Verlangen nach Freundschaft

22. Oktober 2012

Der neue Roman von Arnold Thünker - Literatur 10/12

Groß und schön ist die Stadt, in der die Kakerlaken allgegenwärtig sind. Hier landet Jakob Mitte der achtziger Jahre, nachdem er sorglos wie ein Traumwandler von Kalifornien bis an die Ostküste getrampt ist. Nun will er zurück nach Europa, ein Ticket wird ihm bei einem schmierigen Agenten in Aussicht gestellt, das er ohne Quittung bezahlt und wohl nie erhalten wird. So strandet er bei Faunus, einem noblen, gebildeten Niederländer, der an seiner schicksalhaften Kriegsvergangenheit im Fernen Ost zu tragen hat.

„Verlangen nach Freundschaft“ nennt Arnold Thünker seinen dritten Roman, nachdem er mit „Keiner wird bezahlen“ und „Anna und Paul“ kraftvolle Prosa vorlegte, die tief in der Deutschen Provinz verankert war. Der Titel des neuen Buchs formuliert ein beiderseitiges Begehren, das jedoch auf unterschiedliche Absichten zielt. Bei Faunus handelt es sich auch um ein körperliches Verlangen nach dem jungen Mann aus Deutschland, der durch den gesamten Roman seine sympathisch naive Neugierde behält. Jakob sucht hingegen die schützende Nonchalance des holländischen Weltenbummlers, der in den Kolonien aufgewachsen ist und als Kind in ein japanisches Gefangenenlager geriet. Der Roman erzählt davon, aber er kreist vor allem in der Szene der Emigranten aus Europa, die in New York ihre eigene Infrastruktur besitzt.

Auch wenn die Geschichte beständig auf der Schneide zwischen Freundschaft und Männerliebe balanciert, so ist sie doch nicht auf ein dramatisches Finale hin komponiert. Es sind die vielen kleinen Episoden und speziell die Porträts der Menschen, die mehr und mehr gefangen nehmen. Wobei jede Persönlichkeit dezent von einem Gegenstand charakterisiert wird, der prägend für sie ist. Das können die Bücher in den Auktionshäusern sein, die Jakob bald begeistert katalogisiert oder ein Bild von Roy Lichtenstein, eine Kleiderpuppe, eine Brille.
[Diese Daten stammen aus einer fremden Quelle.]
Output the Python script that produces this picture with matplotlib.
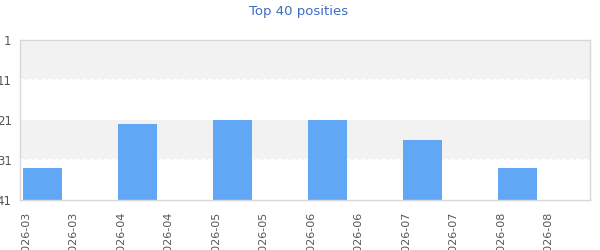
import matplotlib
matplotlib.use("Agg")
import matplotlib.pyplot as plt
import numpy as np

# data
labels = ["2026-03", "2026-03", "2026-04", "2026-04", "2026-05", "2026-05",
          "2026-06", "2026-06", "2026-07", "2026-07", "2026-08", "2026-08"]
positions = [33, None, 22, None, 21, None, 21, None, 26, None, 33, None]
y_ticks = [1, 11, 21, 31, 41]

fig = plt.figure(figsize=(6, 2.5), dpi=100)
ax = fig.add_axes([20 / 600, 50 / 250, 570 / 600, 160 / 250])

# alternating bands, dashed white grid only shows on the grey ones
ax.axhspan(1, 11, color="#f2f2f2", zorder=0, lw=0)
ax.axhspan(21, 31, color="#f2f2f2", zorder=0, lw=0)
for t in (11, 31):
    ax.axhline(t - 0.15, color="white", lw=1, ls=(0, (3, 2)), zorder=1)

x = np.arange(len(labels))
for xi, p in zip(x, positions):
    if p is None:
        continue
    ax.bar(xi - 0.03, 41 - p, bottom=p, width=0.82, color="#60a8f5", zorder=2)

ax.set_xlim(-0.5, len(labels) - 0.5)
ax.set_ylim(41, 1)
ax.set_yticks(y_ticks)
ax.set_yticklabels([str(t) for t in y_ticks])
ax.set_xticks(x - 0.38)
ax.set_xticklabels(labels, rotation=90, va="top", ha="center")

ax.tick_params(axis="y", length=0, pad=6, labelsize=8.5, labelcolor="#555555")
ax.tick_params(axis="x", length=0, pad=8.5, labelsize=8, labelcolor="#555555")
for s in ax.spines.values():
    s.set_color("#d8d8d8")
    s.set_linewidth(1)

fig.text(0.4975, 1 - 11 / 250, "Top 40 posities", color="#3d6bc2",
         fontsize=9.5, ha="center", va="center")

fig.savefig("out.png", dpi=100)
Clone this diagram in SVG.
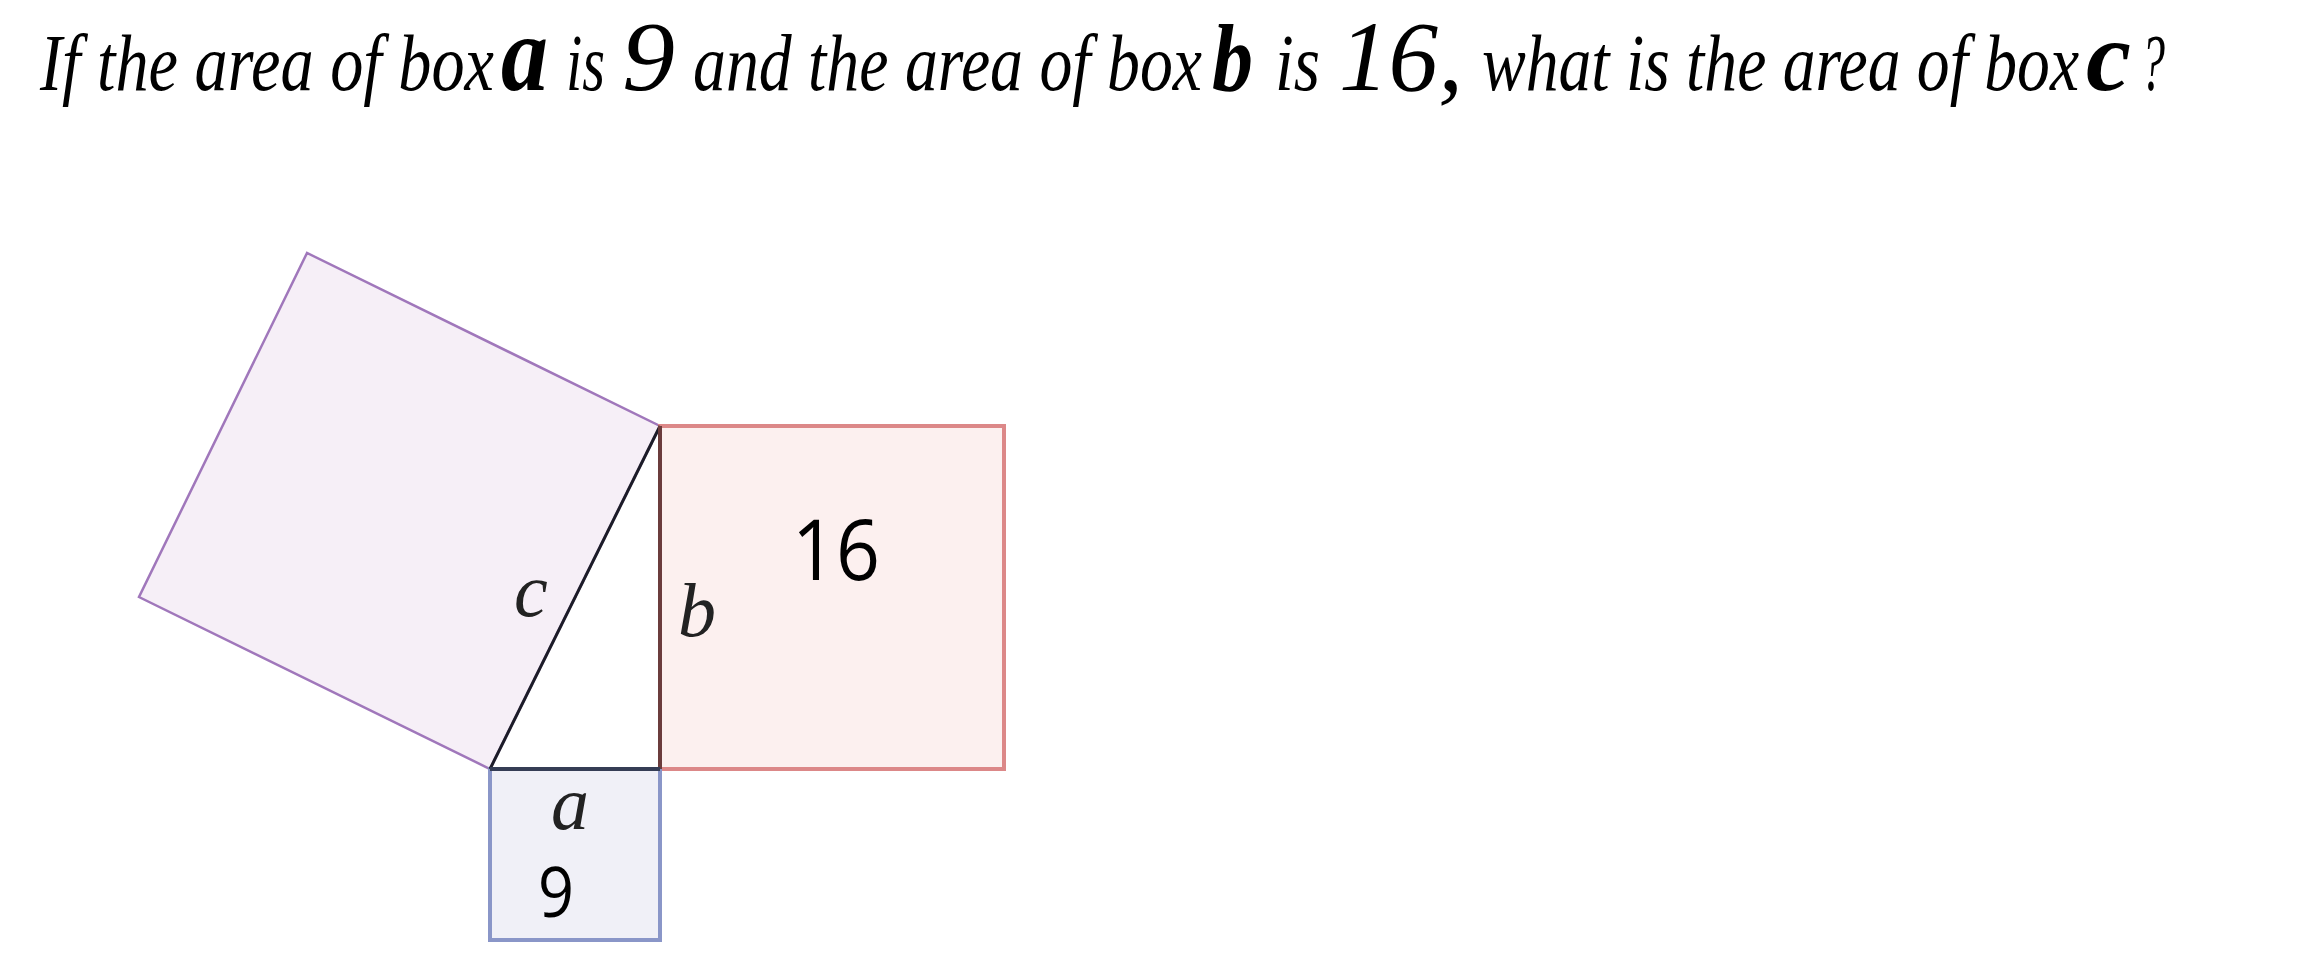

Man mag den Roman gar nicht mehr aus der Hand legen, so leicht ist sein Ton und doch so voller Weltlust, auch wenn die Schatten unübersehbar sind, die sich auf das Leben des fabelhaften Faunus legen. Das Leben sorgt denn auch für einen Rollenwechsel, so dass irgendwann der kleine Deutsche, der einstmals eine Bleibe im Straßendschungel New Yorks suchte, plötzlich Sorge trägt für das Wohlergehen des philosophierenden Aristokraten.

Arnold Thünker: Verlangen nach Freundschaft. Kiepenheuer & Witsch. 210 S., 18.99 €

Am 22. Oktober liest Arnold Thünker aus seinem Roman in Köln in der Buchhandlung Bittner, 20 Uhr, Albertusstr. 6.